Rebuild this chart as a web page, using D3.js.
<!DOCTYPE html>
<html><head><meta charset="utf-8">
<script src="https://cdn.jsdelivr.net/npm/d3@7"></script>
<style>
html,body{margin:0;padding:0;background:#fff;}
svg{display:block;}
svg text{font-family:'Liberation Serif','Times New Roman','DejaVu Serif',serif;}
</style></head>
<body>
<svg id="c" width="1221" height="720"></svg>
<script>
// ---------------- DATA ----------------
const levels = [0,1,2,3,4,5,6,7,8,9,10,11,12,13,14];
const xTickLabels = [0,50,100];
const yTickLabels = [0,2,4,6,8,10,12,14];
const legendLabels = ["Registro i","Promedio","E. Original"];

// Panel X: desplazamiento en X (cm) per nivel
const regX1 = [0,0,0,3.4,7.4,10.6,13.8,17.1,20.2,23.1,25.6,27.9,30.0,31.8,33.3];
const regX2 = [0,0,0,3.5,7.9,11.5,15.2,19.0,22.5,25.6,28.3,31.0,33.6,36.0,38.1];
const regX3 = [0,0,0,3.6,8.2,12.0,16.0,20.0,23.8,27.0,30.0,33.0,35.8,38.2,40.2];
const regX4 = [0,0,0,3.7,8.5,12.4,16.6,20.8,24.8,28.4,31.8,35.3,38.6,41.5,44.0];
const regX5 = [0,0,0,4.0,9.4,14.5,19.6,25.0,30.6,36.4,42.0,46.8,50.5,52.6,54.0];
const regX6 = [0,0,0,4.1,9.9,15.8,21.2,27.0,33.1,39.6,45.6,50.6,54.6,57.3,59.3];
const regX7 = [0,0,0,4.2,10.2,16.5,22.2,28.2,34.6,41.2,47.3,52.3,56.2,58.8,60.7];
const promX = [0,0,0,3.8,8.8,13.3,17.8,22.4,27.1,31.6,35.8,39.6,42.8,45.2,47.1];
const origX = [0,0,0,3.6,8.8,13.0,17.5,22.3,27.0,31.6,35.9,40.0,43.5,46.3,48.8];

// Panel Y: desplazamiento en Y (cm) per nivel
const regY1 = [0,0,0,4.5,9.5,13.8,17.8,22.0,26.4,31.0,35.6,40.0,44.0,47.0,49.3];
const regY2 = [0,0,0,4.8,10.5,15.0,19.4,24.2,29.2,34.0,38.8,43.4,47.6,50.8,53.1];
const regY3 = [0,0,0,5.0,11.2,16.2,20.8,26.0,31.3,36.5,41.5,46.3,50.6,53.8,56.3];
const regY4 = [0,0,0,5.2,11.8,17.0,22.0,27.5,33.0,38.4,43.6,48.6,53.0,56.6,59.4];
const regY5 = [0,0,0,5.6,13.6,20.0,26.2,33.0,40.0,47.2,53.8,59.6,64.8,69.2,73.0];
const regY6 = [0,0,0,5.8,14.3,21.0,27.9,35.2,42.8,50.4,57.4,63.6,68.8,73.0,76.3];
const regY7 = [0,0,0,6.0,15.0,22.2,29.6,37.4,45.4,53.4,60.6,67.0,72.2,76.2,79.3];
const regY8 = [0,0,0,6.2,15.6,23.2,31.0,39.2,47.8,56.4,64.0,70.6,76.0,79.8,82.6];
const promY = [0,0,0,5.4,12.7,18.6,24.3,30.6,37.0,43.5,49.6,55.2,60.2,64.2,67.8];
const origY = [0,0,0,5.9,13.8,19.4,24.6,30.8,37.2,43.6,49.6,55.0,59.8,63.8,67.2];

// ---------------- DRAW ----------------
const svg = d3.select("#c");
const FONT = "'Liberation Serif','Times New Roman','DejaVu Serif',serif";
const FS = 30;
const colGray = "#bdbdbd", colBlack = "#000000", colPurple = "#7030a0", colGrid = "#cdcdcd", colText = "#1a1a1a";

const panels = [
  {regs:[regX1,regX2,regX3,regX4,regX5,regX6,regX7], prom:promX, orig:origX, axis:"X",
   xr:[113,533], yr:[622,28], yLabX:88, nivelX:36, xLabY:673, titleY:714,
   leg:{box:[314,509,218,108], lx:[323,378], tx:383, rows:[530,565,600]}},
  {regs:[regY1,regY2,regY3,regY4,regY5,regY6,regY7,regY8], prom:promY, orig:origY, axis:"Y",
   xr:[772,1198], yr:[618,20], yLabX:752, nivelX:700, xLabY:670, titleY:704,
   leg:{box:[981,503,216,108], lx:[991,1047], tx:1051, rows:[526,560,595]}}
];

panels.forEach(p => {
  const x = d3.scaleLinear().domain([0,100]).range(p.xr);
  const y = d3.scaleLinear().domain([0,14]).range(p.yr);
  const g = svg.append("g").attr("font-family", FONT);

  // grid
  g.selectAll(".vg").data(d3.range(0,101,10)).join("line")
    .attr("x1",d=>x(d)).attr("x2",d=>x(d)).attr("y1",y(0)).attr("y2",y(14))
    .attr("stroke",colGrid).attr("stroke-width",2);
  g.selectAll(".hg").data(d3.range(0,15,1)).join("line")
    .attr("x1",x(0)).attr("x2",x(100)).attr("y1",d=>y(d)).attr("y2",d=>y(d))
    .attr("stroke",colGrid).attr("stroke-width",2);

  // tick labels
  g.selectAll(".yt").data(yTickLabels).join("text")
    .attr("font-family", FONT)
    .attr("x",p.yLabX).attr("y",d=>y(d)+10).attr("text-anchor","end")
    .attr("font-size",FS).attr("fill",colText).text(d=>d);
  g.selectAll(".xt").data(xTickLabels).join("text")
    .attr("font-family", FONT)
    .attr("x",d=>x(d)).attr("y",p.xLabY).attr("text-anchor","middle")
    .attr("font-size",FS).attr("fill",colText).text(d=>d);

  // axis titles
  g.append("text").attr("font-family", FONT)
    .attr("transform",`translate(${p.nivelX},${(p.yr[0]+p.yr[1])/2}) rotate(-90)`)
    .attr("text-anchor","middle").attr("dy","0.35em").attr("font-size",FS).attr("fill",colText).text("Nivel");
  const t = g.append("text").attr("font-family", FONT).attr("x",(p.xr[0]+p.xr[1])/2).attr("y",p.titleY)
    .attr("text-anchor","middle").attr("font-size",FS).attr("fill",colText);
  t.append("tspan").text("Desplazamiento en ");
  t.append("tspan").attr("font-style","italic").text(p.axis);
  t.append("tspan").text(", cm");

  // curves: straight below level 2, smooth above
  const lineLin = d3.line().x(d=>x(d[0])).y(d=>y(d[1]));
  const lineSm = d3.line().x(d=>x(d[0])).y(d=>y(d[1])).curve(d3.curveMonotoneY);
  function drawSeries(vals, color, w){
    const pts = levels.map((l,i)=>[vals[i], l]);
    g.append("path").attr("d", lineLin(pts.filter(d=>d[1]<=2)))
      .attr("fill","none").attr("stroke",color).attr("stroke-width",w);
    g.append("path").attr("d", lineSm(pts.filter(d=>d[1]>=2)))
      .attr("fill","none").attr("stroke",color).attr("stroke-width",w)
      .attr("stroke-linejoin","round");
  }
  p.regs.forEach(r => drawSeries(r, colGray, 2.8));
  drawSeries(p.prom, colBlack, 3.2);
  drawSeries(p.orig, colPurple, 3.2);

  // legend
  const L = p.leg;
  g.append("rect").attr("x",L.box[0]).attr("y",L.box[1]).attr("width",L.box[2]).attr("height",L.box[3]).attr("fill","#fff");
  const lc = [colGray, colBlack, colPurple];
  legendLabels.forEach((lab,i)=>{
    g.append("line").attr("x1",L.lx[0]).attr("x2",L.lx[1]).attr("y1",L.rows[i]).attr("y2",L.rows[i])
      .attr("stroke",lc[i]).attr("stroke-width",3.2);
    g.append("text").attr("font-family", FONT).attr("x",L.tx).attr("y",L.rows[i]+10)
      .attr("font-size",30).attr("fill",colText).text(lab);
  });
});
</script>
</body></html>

- - - - -

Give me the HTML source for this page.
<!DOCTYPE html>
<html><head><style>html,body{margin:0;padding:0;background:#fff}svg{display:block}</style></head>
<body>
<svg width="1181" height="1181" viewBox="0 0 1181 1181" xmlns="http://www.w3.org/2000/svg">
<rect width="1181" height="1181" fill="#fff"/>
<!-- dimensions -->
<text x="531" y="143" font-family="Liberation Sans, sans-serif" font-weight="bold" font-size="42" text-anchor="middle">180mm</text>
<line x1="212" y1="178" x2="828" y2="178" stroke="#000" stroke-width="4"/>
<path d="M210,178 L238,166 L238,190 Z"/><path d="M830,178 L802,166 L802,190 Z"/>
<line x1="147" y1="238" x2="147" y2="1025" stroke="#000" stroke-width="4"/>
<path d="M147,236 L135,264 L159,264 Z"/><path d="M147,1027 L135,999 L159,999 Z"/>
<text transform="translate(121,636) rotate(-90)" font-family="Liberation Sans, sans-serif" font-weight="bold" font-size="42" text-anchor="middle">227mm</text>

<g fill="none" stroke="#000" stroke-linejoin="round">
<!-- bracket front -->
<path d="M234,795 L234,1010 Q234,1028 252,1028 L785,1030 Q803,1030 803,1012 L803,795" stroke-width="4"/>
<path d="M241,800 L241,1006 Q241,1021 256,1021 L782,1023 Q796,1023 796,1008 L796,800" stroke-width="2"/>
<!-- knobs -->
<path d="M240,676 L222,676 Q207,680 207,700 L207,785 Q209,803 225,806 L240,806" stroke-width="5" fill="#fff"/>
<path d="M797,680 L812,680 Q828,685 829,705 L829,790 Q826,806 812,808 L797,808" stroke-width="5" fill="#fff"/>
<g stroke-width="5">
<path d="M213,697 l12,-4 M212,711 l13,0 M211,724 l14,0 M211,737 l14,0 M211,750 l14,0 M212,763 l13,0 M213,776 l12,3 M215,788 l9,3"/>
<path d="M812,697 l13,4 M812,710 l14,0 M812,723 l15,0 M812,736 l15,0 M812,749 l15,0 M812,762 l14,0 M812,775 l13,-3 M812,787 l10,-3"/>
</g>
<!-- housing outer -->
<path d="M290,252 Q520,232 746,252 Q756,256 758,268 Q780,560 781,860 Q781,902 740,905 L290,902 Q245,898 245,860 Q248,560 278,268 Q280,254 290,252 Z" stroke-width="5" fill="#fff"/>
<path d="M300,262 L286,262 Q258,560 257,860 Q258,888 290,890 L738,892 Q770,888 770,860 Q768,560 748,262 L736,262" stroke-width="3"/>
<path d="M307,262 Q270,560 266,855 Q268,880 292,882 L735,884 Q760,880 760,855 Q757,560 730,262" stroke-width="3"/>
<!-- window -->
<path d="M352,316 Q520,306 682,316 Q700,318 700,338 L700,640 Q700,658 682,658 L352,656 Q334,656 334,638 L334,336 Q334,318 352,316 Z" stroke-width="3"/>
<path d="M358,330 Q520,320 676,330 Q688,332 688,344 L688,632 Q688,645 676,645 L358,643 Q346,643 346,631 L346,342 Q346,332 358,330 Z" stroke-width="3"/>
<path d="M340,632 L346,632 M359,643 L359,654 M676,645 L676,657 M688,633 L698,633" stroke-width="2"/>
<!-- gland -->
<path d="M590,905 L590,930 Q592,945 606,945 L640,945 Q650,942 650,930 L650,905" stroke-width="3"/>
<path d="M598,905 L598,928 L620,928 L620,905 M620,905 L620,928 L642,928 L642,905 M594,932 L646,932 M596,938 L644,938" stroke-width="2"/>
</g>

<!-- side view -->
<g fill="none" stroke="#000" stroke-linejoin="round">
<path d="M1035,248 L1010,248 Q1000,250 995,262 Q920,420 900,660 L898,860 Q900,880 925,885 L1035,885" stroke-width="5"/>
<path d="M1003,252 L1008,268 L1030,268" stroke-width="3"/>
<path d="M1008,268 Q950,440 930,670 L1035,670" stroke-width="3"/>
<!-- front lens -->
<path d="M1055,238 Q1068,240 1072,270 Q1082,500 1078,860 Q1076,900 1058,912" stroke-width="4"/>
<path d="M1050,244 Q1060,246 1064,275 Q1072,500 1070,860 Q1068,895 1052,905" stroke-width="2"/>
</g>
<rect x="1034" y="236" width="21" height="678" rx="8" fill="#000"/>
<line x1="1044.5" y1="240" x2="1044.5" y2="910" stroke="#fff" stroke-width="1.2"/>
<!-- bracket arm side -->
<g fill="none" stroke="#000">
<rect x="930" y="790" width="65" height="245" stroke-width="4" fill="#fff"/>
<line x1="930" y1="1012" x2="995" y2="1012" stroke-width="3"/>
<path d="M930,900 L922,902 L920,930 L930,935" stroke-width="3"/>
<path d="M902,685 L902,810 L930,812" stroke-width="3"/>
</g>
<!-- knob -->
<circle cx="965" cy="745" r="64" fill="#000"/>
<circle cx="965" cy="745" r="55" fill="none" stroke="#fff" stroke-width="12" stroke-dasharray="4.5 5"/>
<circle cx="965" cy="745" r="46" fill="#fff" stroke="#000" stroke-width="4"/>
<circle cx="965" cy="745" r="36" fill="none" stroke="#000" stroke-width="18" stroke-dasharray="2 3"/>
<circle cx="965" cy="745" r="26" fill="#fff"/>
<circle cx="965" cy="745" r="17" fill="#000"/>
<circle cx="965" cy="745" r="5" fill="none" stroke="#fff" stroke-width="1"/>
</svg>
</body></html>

- - - - -

* **WHAT YOU NEED TO DO**: State how many lines of the listing include the word "this". Reply with the number alone.

* **RESPONSE TO THE EXERCISE**: 2